River restocking continues following massive fish kill
Published: November 5,2012
PEARL RIVER — After a three-hour journey in a truck-mounted fish tank, thousands of young bluegills were released into the West Pearl River in St. Tammany Parish, La., last week.
In small batches, state wildlife officials released 200,000 bluegills — raised at a state hatchery in Alexandria, La., — into the river near Interstate 59 as part of a restoration effort.
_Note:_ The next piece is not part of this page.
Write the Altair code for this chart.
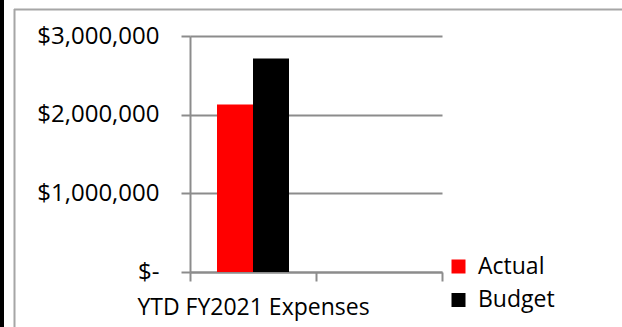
import altair as alt
import pandas as pd

# ---- data ----
categories = ["YTD FY2021 Expenses", "YTD FY2021 Expenses"]
series = ["Actual", "Budget"]
values = [2130000, 2715000]
axis_categories = ["YTD FY2021 Expenses", " "]
y_ticks = [0, 1000000, 2000000, 3000000]
colors = ["#ff0000", "#000000"]

FONT = "Open Sans"
GRID = "#8c8c8c"

df = pd.DataFrame({"category": categories, "series": series, "value": values})
one = pd.DataFrame({"k": [0]})

PAD_L, PAD_T, W, H = 190, 36, 252, 236
TOTAL_W, TOTAL_H = 622, 327

bars = alt.Chart(df).mark_bar(strokeWidth=0).encode(
    x=alt.X("category:N", scale=alt.Scale(domain=axis_categories, paddingInner=0, paddingOuter=0),
            sort=None,
            axis=alt.Axis(title=None, labelAngle=0, labelFontSize=23, labelFont=FONT, labelColor="#000000",
                          labelLimit=1000,
                          domainColor=GRID, domainWidth=2, tickColor=GRID, tickWidth=2, tickSize=9,
                          tickBand="extent", labelPadding=15, grid=False)),
    xOffset=alt.XOffset("series:N", scale=alt.Scale(paddingInner=0, paddingOuter=0.75), sort=series),
    y=alt.Y("value:Q", scale=alt.Scale(domain=[0, 3000000], nice=False),
            axis=alt.Axis(title=None, values=y_ticks, labelFontSize=24, labelFont=FONT, labelColor="#000000",
                          labelExpr="datum.value == 0 ? '$-\u00a0\u00a0' : '$' + format(datum.value, ',.0f')",
                          domainColor=GRID, domainWidth=2, tickColor=GRID, tickWidth=2, tickSize=9,
                          gridColor=GRID, gridWidth=2, gridOpacity=1, labelPadding=22)),
    color=alt.Color("series:N", scale=alt.Scale(domain=series, range=colors),
                    legend=alt.Legend(title=None, orient="none", legendX=257, legendY=219, padding=0,
                                      labelFontSize=23, labelFont=FONT, labelColor="#000000",
                                      symbolType="square", symbolSize=196, symbolStrokeWidth=0,
                                      labelOffset=8, rowPadding=9.5)),
)

# frame lines drawn as rules (top and left edges of the surrounding box)
top_edge = alt.Chart(one).mark_rule(stroke="#a6a6a6", strokeWidth=2).encode(
    x=alt.value(14 - PAD_L), x2=alt.value(TOTAL_W - PAD_L), y=alt.value(9.5 - PAD_T)
)
left_edge = alt.Chart(one).mark_rule(stroke="#a6a6a6", strokeWidth=2).encode(
    x=alt.value(14.5 - PAD_L), y=alt.value(9 - PAD_T), y2=alt.value(TOTAL_H - PAD_T)
)
stripe = alt.Chart(one).mark_rect(color="#000000").encode(
    x=alt.value(-PAD_L), x2=alt.value(4 - PAD_L), y=alt.value(-PAD_T), y2=alt.value(TOTAL_H - PAD_T)
)

chart = alt.layer(top_edge, left_edge, stripe, bars).properties(
    width=W, height=H,
    autosize=alt.AutoSizeParams(type="none"),
    padding={"left": PAD_L, "top": PAD_T, "right": TOTAL_W - PAD_L - W, "bottom": TOTAL_H - PAD_T - H},
    background="white",
).configure_view(stroke=None)

chart.save("out.html", embed_options={"renderer": "svg", "actions": False})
Last year, an industrial spill dumped a byproduct known as “black liquor” into the river, depleting oxygen and killing more than a half-million fish and mussels.
Tim Ruth, a state Department of Wildlife and Fisheries biologist, tells The Times-Picayune that in the first year of the three-year restoration plan the department released 120,000 red ear, 66,000 largemouth bass. 27,000 channel catfish and 76,000 bluegills, not including this past week’s shipment.
Wildlife and fisheries authorities in November 2011 reached a settlement with paper-maker Temple-Inland that granted the state a total of $760,000, including $408,000 for the value of the kill, $44,000 in accident response, $88,000 for a three-year recovery and monitoring program and $220,000 for restocking fish.
Jennifer Blanchard, director of the Honey Island Conservation Program, founded in the wake of the fish kill, said fishers in the area continue to report poor catches.
“It’s nothing like it used to be,” Blanchard said. “People aren’t catching like they used to.”
Blanchard said her group is waiting to learn what penalties will be imposed by the state Department of Environmental Quality in a settlement with Temple-Inland, which was acquired by International Paper Co. earlier this year.
A DEQ spokeswoman said the agency is in dispute-resolution talks with the company.
Ruth noted that the Pearl River is an important home to many fish and mussels, including the state and federally protected Gulf sturgeon. He said his office is committed to following through on the river’s recovery.
“It has a tremendous amount of species diversity,” Ruth said.